**Task to complete:** Look through the listing for the word "code". Copy each line that has it.

┌──

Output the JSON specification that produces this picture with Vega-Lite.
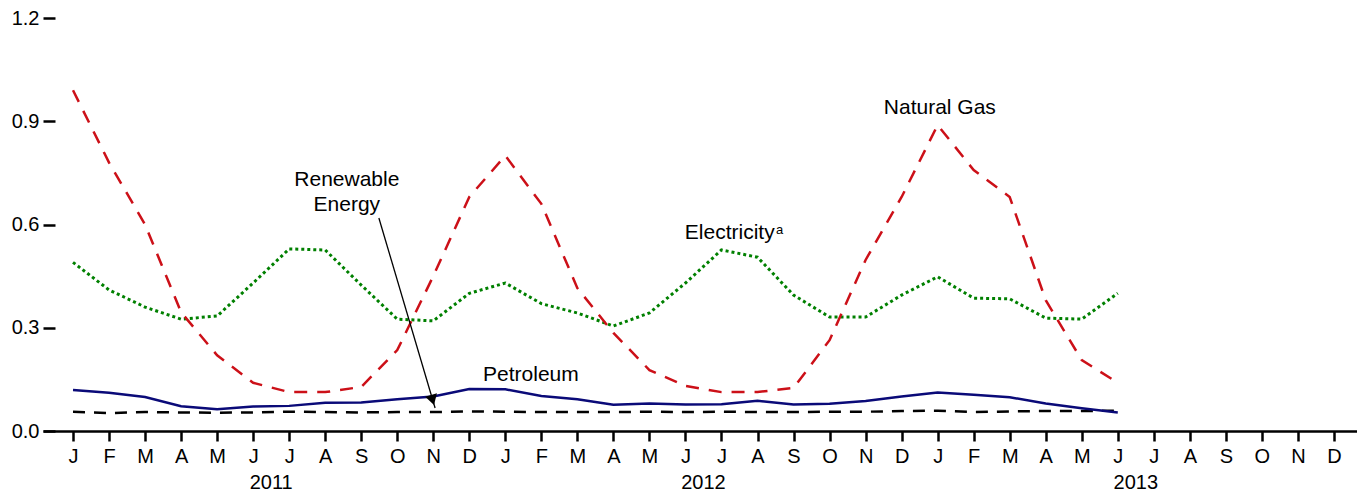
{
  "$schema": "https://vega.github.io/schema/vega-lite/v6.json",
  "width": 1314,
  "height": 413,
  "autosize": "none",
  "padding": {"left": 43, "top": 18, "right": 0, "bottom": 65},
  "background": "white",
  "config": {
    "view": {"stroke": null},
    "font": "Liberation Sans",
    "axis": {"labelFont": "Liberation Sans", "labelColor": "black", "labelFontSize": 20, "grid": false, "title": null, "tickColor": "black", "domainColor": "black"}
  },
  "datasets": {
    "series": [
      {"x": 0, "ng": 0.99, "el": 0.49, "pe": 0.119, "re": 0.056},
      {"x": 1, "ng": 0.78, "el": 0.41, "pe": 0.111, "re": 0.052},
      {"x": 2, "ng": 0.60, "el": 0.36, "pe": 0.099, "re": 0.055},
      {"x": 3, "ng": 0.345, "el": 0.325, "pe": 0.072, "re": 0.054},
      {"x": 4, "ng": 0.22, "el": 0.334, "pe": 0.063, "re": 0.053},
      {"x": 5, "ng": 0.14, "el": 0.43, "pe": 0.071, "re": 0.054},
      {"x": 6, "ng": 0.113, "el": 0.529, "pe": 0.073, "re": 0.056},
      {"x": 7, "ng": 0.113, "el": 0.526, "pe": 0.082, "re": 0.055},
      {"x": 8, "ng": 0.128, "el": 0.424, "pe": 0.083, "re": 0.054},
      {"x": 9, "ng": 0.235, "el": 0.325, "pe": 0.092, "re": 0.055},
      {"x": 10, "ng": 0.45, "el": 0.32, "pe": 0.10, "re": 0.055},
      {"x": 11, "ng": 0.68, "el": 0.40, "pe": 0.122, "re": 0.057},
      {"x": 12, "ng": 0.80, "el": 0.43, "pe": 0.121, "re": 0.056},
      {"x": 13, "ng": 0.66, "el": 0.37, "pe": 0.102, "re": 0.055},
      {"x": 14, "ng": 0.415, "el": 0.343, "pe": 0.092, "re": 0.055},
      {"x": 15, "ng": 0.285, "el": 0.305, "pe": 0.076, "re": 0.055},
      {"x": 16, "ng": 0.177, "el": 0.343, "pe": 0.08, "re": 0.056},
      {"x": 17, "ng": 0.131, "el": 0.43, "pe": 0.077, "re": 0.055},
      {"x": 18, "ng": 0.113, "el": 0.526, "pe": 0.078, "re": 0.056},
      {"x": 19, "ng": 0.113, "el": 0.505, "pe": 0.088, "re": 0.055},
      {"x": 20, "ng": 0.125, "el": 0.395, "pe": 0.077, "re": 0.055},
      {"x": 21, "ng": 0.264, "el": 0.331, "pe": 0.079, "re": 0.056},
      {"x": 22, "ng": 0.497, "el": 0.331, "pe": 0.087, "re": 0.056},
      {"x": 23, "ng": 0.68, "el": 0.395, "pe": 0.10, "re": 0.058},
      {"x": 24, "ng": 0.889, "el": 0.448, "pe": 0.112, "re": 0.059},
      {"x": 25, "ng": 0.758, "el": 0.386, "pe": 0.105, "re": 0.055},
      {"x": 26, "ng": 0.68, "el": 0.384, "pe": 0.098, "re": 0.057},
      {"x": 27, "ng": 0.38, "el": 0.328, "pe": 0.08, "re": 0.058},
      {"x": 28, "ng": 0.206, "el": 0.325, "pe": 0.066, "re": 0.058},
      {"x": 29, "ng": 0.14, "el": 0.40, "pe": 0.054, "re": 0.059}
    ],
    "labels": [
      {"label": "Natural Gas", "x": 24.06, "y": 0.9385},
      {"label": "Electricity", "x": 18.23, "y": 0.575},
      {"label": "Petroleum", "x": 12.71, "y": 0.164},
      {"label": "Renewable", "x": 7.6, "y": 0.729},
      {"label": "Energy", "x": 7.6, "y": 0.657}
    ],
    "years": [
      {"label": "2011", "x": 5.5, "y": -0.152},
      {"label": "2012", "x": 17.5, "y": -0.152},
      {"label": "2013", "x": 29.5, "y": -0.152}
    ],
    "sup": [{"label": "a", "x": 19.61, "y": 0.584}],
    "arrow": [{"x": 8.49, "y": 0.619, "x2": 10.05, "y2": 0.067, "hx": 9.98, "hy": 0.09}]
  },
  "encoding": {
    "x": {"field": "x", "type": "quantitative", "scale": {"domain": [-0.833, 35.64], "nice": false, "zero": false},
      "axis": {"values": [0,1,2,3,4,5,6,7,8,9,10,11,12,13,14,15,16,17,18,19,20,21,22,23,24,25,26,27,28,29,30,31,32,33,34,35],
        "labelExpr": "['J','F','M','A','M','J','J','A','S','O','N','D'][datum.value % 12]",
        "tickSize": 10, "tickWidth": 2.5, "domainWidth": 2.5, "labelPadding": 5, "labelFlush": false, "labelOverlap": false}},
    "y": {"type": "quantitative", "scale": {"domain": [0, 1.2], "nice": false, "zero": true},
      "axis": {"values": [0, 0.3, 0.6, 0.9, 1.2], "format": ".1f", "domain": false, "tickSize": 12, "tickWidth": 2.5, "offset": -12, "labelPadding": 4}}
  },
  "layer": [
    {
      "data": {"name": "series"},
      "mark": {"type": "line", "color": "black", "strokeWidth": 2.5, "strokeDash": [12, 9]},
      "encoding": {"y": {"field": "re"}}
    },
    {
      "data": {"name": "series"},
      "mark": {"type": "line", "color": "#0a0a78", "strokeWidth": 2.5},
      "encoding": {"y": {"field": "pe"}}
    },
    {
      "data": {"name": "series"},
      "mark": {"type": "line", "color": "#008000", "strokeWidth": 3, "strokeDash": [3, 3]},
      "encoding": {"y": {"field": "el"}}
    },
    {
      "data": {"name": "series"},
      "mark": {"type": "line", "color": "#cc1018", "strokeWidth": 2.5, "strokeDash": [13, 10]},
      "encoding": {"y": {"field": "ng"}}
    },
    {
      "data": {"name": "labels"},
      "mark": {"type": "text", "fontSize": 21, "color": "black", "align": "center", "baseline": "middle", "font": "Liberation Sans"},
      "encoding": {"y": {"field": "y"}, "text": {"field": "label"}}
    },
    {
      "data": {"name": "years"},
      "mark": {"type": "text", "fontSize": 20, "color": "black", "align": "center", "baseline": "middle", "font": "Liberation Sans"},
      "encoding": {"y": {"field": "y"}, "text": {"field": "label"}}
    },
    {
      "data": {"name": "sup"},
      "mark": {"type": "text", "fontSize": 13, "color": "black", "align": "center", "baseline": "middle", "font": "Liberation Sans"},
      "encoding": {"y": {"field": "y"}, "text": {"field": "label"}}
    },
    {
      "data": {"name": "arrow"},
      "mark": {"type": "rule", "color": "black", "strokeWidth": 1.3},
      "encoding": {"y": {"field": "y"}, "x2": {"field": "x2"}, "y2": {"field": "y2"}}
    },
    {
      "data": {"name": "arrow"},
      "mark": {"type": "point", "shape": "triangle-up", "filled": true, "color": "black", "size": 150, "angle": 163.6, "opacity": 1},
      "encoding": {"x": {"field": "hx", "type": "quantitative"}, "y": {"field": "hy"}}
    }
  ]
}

└──
┌──

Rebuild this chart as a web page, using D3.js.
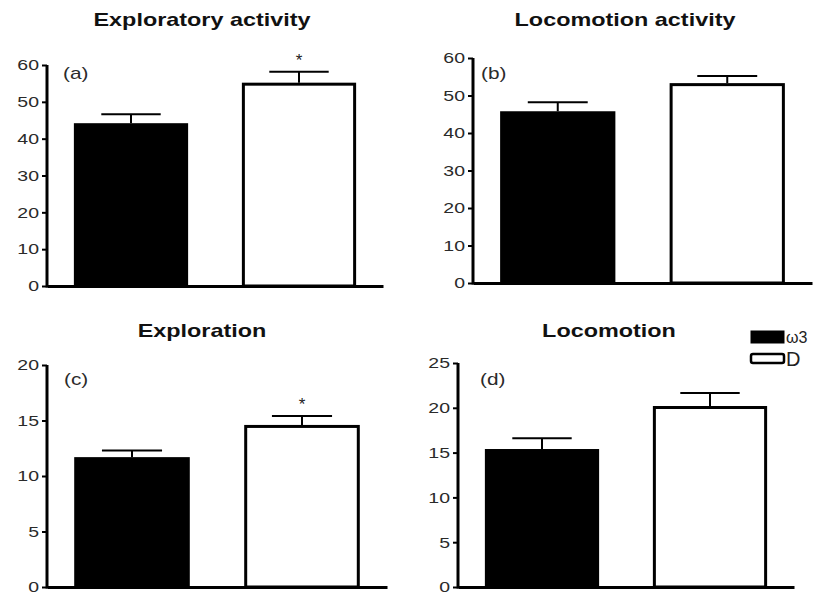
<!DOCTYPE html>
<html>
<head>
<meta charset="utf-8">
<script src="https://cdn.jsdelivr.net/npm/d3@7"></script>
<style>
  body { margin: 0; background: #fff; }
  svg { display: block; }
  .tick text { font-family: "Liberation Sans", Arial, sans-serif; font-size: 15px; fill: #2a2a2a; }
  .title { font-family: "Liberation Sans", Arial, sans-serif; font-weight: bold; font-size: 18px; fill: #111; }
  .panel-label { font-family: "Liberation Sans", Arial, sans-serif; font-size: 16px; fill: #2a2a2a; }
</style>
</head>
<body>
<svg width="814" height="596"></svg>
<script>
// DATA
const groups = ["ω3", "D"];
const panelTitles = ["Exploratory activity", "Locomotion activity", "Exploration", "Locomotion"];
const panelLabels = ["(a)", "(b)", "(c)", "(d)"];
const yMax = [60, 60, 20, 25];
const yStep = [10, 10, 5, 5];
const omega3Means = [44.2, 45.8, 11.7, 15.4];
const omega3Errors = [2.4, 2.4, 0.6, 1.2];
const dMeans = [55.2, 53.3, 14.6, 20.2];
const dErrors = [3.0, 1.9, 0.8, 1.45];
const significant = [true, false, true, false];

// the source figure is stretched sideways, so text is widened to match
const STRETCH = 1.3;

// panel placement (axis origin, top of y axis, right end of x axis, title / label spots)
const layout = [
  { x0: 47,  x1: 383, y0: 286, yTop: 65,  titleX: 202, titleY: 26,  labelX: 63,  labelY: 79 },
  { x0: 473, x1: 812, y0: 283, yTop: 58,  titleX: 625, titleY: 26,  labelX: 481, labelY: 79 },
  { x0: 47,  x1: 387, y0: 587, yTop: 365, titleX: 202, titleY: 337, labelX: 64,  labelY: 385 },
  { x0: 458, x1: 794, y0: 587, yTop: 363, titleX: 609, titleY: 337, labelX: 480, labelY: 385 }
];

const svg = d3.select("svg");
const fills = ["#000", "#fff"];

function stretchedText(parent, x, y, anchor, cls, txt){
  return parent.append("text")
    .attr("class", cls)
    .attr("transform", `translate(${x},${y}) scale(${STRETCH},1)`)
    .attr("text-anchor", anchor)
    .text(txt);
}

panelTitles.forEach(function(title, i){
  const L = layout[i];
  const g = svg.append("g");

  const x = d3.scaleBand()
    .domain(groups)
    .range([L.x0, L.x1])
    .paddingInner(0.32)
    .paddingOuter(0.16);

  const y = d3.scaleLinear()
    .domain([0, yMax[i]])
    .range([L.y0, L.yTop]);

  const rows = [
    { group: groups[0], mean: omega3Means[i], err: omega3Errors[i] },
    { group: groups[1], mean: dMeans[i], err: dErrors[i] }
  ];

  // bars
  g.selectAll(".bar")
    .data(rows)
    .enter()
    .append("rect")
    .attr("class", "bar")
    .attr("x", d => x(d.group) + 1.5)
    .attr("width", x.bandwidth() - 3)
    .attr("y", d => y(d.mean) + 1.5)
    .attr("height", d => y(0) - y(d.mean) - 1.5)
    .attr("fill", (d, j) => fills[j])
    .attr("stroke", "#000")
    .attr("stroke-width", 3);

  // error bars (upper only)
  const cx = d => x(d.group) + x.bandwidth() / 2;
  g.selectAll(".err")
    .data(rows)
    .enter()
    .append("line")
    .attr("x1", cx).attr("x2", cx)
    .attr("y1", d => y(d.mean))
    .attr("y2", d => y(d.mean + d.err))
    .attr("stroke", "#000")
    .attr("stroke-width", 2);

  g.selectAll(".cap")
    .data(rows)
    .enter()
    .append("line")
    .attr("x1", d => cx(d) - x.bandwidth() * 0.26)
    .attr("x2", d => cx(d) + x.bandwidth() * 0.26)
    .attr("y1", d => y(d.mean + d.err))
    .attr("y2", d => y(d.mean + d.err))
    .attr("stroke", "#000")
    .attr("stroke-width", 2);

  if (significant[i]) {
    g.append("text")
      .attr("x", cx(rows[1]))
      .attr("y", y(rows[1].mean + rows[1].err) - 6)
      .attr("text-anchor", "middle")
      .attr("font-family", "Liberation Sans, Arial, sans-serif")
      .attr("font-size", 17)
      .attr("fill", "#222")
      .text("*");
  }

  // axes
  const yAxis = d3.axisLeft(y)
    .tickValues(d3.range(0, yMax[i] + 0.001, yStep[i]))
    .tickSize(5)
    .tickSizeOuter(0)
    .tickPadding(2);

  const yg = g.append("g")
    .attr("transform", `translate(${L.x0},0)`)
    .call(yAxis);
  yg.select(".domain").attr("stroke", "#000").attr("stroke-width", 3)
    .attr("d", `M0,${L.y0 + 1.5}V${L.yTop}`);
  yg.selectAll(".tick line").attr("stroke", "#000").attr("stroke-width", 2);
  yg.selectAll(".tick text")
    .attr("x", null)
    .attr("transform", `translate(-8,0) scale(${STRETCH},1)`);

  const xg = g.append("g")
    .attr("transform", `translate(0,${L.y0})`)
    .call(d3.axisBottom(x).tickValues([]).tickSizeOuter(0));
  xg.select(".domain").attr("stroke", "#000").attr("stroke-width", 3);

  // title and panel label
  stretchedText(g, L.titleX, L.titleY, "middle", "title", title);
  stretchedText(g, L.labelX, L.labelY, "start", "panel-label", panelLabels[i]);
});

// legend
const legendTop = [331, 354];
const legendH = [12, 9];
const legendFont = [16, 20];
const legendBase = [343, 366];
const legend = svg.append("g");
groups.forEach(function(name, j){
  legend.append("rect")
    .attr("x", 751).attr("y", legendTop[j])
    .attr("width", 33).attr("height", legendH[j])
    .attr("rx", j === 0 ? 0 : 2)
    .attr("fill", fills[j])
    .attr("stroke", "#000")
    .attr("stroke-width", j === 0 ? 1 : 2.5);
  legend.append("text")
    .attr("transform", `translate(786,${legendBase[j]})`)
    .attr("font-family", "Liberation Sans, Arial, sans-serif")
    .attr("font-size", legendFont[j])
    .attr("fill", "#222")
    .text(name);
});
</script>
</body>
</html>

└──
┌──

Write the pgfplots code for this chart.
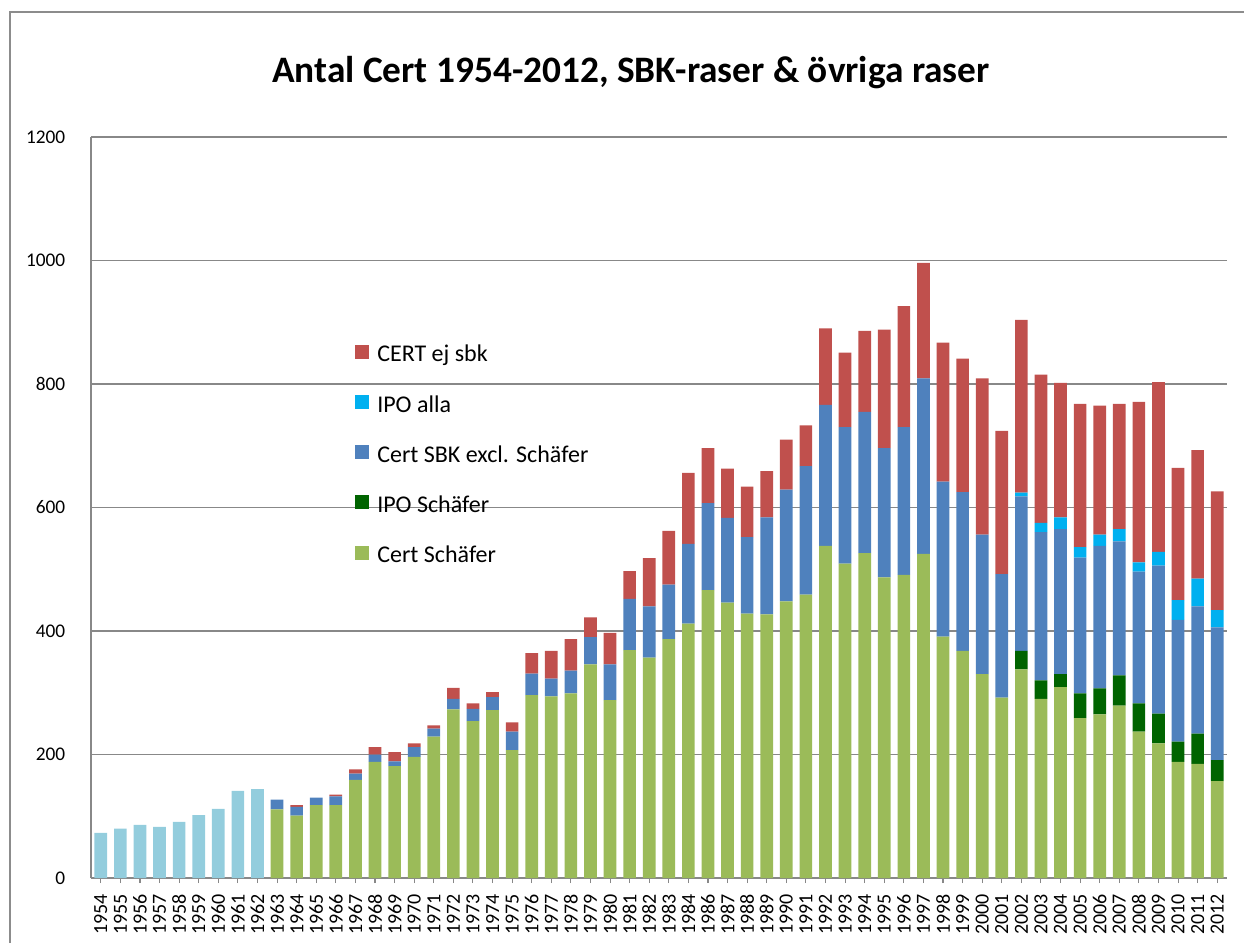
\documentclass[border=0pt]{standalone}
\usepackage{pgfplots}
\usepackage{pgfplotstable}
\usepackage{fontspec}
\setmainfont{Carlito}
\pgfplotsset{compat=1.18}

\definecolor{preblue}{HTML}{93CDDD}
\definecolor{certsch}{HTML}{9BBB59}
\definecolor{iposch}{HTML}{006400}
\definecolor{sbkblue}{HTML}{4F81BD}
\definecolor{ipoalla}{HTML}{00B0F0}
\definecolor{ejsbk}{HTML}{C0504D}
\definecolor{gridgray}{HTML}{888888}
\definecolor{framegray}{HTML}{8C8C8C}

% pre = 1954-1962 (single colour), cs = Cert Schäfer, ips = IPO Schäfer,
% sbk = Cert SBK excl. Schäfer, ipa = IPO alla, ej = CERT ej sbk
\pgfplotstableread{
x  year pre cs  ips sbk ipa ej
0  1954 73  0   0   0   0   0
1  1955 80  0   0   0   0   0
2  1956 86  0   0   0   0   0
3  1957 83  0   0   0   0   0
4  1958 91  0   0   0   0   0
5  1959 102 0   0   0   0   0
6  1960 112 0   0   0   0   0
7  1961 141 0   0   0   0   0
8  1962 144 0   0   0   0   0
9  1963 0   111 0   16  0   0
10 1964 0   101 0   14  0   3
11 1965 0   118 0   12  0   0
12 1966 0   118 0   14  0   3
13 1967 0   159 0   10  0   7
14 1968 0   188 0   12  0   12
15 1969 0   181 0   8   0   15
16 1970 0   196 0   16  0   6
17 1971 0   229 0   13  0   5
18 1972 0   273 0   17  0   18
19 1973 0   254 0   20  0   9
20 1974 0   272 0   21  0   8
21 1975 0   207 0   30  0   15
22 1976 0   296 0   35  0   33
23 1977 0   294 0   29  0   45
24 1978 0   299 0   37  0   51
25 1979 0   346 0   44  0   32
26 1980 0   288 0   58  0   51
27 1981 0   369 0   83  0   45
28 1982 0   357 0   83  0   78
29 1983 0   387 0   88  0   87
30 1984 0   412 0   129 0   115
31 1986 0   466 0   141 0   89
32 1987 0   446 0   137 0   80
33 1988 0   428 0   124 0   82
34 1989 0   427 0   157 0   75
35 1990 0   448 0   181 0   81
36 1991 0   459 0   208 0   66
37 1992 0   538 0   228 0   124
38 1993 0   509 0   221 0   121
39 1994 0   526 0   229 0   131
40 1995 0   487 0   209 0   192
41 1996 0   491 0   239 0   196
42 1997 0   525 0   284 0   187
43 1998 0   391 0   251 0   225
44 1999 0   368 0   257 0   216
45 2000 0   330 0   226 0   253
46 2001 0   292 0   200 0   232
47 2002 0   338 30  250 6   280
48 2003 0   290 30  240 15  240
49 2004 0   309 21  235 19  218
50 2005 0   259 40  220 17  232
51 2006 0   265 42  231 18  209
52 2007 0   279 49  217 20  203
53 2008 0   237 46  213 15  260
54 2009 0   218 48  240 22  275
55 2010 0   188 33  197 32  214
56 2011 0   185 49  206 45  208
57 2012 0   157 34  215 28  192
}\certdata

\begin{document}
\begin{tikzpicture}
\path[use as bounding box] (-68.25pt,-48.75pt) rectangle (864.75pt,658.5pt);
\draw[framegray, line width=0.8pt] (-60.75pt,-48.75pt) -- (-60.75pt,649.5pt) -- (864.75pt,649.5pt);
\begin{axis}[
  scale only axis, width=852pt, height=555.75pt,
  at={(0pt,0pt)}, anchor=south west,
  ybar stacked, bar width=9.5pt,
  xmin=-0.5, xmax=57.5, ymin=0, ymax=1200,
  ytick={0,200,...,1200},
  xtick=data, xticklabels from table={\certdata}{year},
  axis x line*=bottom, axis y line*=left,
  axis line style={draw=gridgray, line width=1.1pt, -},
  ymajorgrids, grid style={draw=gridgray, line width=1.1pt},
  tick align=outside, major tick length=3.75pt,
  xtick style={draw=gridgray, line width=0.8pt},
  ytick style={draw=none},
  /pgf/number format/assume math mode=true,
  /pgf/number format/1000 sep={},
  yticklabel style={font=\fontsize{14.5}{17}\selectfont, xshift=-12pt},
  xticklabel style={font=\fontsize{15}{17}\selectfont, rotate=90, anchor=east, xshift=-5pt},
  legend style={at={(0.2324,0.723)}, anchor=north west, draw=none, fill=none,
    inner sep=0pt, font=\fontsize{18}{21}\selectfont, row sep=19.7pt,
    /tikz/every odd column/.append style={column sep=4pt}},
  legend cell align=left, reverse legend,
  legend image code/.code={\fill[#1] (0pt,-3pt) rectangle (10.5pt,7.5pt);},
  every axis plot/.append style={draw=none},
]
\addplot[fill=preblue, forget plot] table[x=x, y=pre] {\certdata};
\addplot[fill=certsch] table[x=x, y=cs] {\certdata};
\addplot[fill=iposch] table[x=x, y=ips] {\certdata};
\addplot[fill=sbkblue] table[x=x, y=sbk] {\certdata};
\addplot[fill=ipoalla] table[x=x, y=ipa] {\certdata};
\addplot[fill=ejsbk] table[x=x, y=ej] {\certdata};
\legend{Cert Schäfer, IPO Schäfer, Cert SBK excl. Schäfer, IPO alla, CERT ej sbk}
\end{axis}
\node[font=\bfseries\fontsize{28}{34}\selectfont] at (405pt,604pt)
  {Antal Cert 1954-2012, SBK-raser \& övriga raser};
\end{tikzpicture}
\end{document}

└──

**Task result:**
Write the pgfplots code for this chart.
  legend image code/.code={\fill[#1] (0pt,-3pt) rectangle (10.5pt,7.5pt);},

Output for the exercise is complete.